**Data records:**
— BEGIN —

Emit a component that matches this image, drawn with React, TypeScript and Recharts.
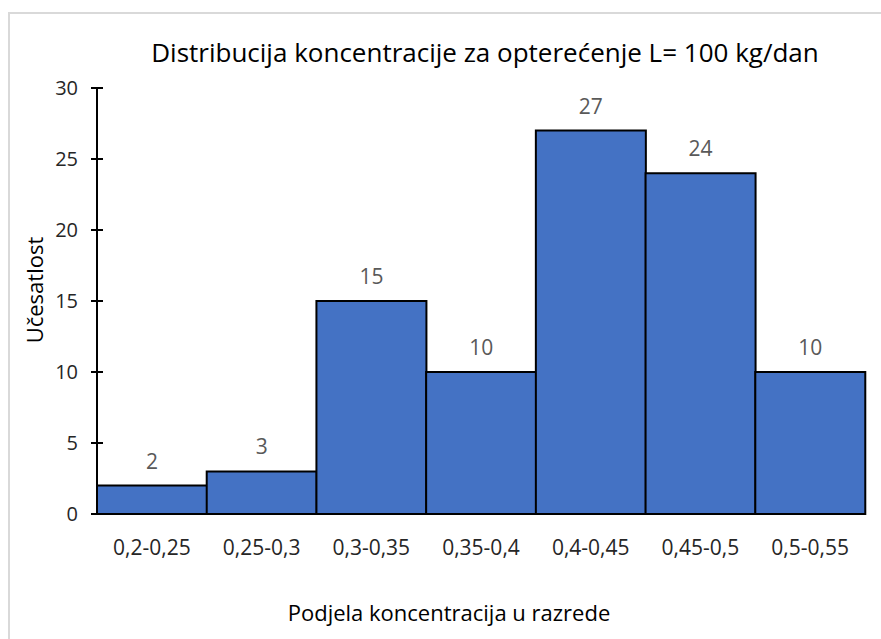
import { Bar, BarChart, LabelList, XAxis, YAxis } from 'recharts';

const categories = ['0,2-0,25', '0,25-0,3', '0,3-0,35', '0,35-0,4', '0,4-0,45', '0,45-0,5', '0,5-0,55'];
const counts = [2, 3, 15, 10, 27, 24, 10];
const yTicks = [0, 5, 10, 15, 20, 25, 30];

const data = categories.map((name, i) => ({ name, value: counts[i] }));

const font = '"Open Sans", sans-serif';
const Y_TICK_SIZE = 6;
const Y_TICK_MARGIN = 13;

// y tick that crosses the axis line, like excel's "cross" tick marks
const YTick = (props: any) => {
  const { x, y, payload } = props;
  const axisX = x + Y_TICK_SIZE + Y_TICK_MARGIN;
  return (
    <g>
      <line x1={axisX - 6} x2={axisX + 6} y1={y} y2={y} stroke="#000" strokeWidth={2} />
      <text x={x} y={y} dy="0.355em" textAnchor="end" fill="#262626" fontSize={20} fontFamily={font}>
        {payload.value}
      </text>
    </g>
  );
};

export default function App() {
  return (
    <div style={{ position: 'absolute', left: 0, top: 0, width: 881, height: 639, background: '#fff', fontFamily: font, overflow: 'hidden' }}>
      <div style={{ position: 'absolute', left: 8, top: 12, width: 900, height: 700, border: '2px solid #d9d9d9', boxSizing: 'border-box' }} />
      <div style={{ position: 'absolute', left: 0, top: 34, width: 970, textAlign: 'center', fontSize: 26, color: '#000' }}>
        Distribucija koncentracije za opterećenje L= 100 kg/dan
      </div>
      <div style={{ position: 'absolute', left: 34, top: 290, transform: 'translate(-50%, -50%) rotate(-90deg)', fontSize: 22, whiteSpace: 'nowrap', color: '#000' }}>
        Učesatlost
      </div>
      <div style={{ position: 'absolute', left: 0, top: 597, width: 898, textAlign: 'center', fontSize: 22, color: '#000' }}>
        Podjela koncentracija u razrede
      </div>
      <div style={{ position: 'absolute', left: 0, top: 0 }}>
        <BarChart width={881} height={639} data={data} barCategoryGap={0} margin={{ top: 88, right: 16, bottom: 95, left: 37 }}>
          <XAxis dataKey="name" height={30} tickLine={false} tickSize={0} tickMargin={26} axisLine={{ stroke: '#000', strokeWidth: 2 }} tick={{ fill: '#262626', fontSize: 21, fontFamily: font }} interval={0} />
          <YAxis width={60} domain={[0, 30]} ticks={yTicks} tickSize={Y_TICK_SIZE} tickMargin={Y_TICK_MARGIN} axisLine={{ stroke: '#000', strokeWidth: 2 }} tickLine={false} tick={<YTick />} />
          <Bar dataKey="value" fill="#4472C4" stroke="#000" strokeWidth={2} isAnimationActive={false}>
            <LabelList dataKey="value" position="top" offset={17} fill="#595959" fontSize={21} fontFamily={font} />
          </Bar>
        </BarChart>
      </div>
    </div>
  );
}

— END —
— BEGIN —

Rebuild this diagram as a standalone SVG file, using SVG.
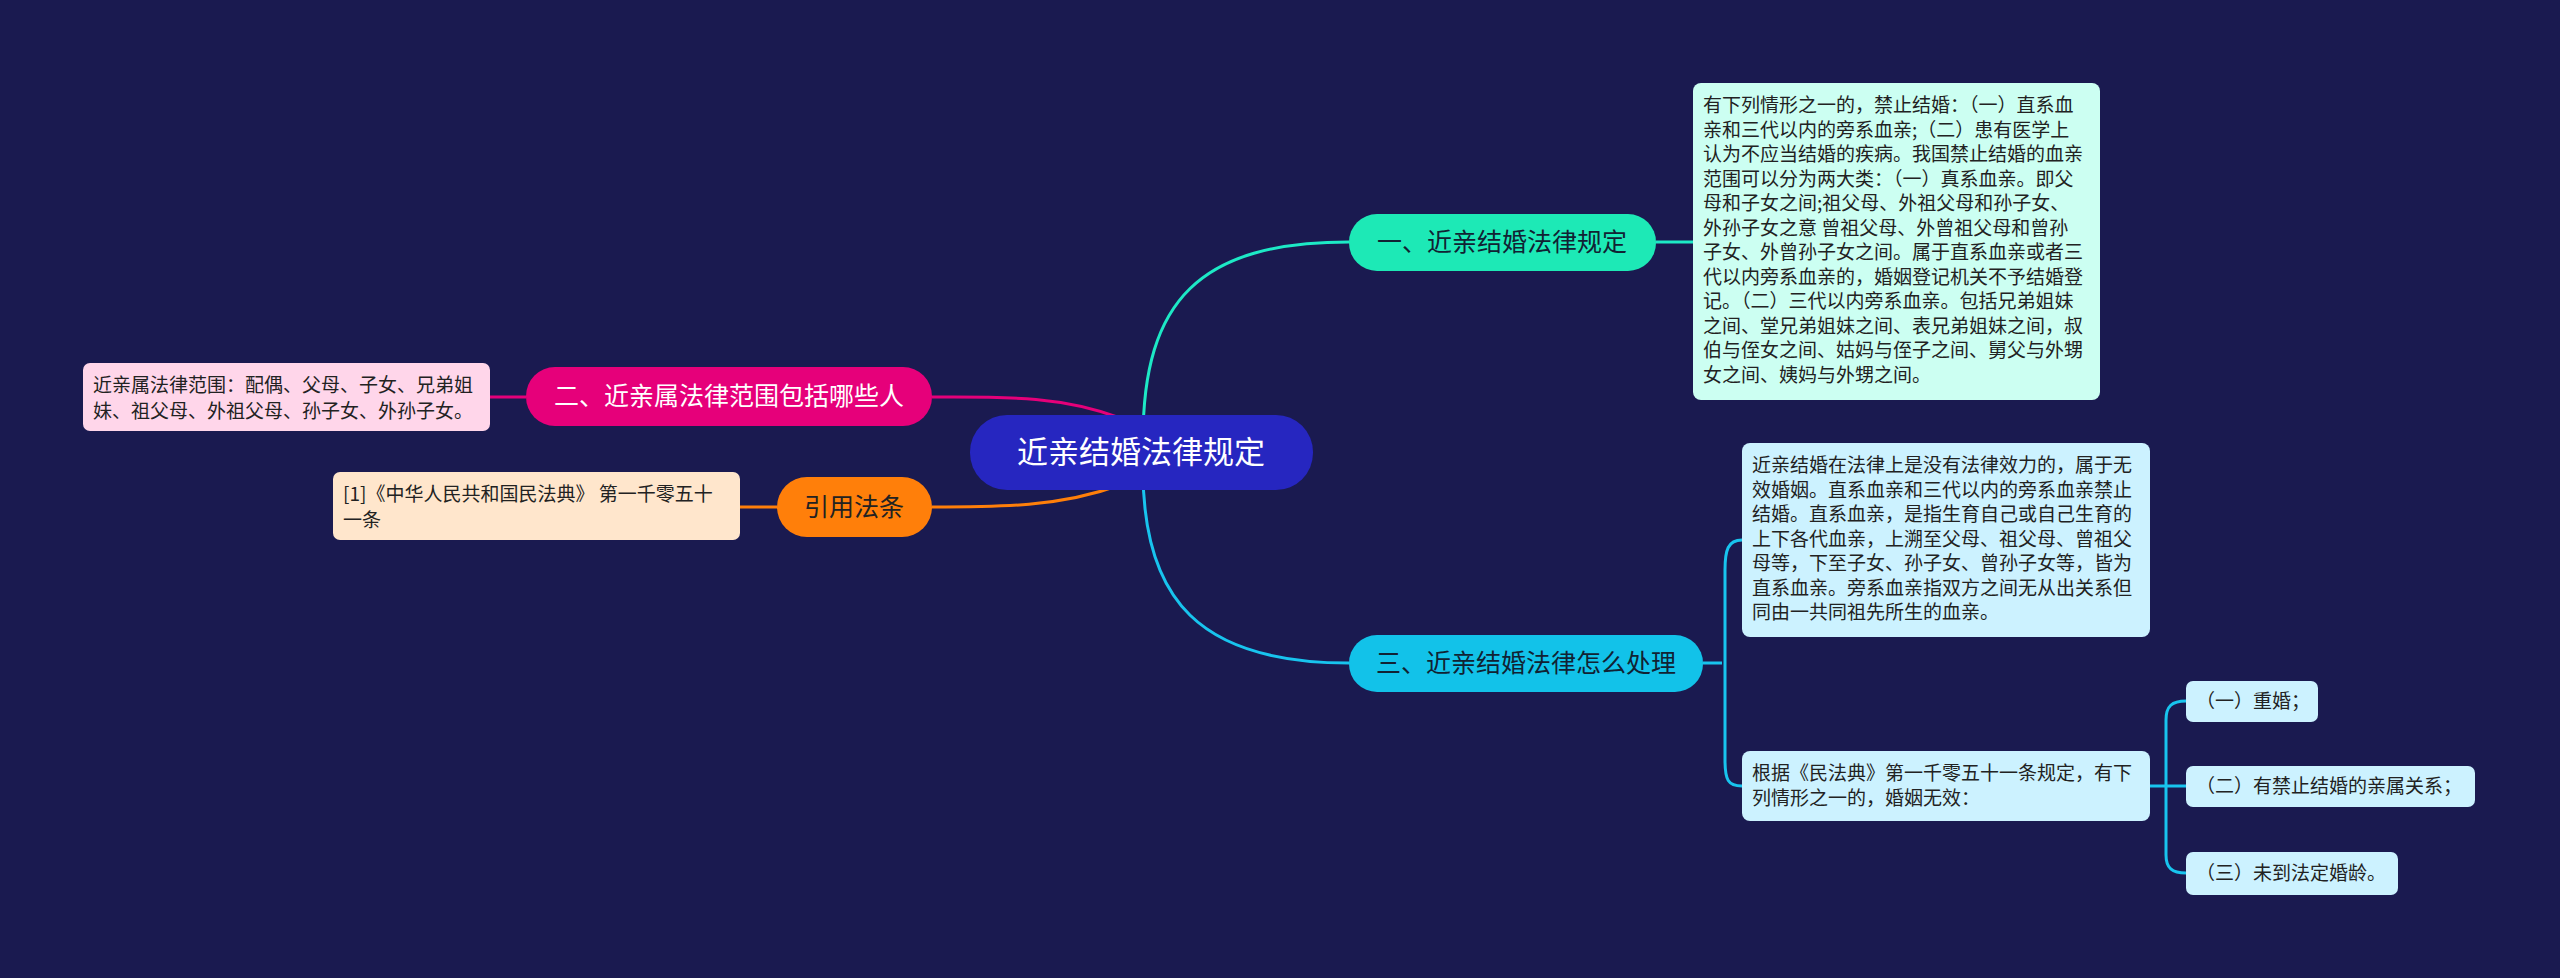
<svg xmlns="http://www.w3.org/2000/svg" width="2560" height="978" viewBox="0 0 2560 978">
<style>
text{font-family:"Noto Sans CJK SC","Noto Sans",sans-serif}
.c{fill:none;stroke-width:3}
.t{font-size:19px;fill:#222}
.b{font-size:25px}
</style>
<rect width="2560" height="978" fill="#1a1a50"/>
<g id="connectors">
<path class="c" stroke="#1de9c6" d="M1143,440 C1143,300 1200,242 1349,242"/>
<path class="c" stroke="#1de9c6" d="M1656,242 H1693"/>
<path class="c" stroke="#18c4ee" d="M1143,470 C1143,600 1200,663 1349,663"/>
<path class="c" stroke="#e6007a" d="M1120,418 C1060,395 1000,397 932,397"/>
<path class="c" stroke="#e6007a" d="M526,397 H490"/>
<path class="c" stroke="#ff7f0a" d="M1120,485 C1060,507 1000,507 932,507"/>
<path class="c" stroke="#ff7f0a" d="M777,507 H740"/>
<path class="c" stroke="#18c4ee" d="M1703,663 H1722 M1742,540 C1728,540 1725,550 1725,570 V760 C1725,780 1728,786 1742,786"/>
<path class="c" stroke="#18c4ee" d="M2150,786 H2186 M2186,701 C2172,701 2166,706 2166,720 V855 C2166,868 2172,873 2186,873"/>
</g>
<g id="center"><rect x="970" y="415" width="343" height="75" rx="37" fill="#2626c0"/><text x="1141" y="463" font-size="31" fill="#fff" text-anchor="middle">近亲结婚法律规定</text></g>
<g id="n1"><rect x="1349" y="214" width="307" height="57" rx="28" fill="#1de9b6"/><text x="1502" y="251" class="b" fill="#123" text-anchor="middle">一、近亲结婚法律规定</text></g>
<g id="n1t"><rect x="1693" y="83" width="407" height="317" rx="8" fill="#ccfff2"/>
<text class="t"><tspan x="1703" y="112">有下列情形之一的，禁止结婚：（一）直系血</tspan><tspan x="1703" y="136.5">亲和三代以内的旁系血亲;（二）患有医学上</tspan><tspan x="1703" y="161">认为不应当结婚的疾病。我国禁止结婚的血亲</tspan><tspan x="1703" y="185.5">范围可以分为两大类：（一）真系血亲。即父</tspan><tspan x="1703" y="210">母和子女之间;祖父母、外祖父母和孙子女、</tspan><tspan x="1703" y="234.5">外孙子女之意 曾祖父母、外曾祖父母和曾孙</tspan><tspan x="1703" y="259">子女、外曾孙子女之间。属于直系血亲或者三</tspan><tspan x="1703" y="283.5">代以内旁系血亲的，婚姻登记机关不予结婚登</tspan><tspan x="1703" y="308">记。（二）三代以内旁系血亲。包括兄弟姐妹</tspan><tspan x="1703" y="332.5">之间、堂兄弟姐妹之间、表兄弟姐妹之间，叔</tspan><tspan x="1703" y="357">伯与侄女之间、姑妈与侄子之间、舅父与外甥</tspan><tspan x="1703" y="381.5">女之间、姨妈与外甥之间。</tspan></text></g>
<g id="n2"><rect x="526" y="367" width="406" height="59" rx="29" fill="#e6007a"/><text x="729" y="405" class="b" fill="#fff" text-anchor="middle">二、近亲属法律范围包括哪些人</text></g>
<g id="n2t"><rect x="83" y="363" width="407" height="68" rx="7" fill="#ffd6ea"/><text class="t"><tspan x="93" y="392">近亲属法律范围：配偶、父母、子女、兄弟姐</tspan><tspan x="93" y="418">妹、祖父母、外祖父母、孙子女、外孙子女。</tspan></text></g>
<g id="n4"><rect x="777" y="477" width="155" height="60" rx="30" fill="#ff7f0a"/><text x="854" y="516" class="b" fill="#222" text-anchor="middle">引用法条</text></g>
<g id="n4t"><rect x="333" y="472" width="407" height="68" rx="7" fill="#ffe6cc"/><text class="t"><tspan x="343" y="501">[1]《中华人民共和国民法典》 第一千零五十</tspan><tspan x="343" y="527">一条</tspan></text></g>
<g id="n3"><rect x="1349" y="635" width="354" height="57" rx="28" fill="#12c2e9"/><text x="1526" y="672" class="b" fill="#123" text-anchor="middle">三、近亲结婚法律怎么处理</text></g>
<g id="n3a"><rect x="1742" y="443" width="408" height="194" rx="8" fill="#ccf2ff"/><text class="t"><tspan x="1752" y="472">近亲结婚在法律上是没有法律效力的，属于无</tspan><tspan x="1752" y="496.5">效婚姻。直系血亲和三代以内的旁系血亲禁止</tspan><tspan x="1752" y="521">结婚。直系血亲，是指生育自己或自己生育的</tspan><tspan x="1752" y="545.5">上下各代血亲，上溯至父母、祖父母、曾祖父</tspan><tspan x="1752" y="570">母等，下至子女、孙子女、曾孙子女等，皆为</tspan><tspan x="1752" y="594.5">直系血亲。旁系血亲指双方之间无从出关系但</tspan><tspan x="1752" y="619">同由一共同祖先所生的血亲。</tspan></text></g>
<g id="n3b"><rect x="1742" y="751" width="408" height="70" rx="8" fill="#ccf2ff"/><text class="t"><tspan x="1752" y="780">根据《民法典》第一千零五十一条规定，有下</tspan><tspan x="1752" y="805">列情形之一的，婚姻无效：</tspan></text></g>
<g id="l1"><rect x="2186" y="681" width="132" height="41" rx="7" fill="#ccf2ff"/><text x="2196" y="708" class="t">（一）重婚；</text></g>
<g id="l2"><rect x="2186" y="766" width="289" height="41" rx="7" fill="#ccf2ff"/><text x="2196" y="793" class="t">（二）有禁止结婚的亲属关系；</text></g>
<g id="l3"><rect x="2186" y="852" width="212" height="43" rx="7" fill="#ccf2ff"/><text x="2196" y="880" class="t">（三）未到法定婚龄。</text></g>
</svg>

— END —

**CHALLENGE:** Copy, exactly as they stand, the lines from the one that holds "Emit a component" to the one that holds "LabelList, XAxis, YAxis", both included, and drop every picture.

**RESULT OF THE TASK:**
Emit a component that matches this image, drawn with React, TypeScript and Recharts.
import { Bar, BarChart, LabelList, XAxis, YAxis } from 'recharts';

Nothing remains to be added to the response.